Les organisations de l’extrême gauche se sont dès le début impliquées dans le mouvement et ont essayé de lui offrir une issue politique, en précisant le mot d’ordre général de « punition des coupables », par des revendications : sanction des deux assassins, désarmement de la police, dissolution des CRS et chute de ce gouvernement d’assassins. De plus, elles ont essayé d’organiser les manifestations. Toutefois, leur grande faiblesse a concerné l’auto-organisation du mouvement : aucun effort important n’a été fait pour la création d’une assemblée ouverte de travailleurs, d’étudiants et de lycéens, ni pour la création d’assemblées de quartier, qui auraient pu attirer des travailleurs plus âgés.

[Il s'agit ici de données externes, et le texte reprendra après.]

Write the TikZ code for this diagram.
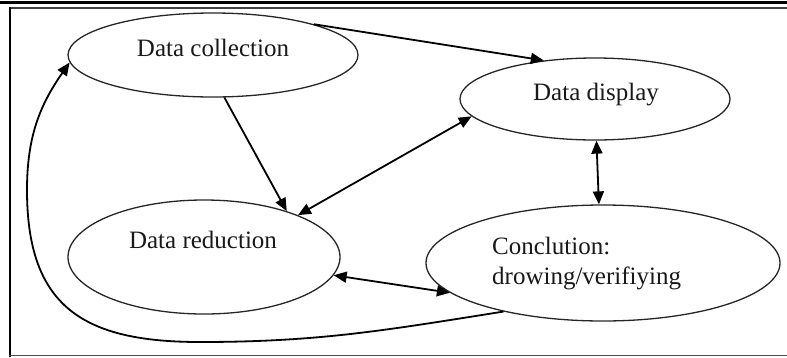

Il n’est pas certain que le mouvement puisse reprendre immédiatement après les vacances de Noël, bien que les étudiants, au sein desquels l’extrême gauche est dominante, aient prévu une journée de manifestations le 9 janvier. Toutefois, il est certain que les raisons qui ont fait descendre les gens dans la rue – à savoir les conséquences désastreuses de la crise économique ainsi que les réformes et mesures néolibérales que le gouvernement actuel de la Nouvelle Démocratie (droite), ou le prochain gouvernement, compte promulguer – ne peuvent manquer de provoquer de nouvelles mobilisations. Ce mouvement ouvre certainement une période de luttes, de révoltes voire de révolution, similaires, voire plus importantes, que celles de Mai 68.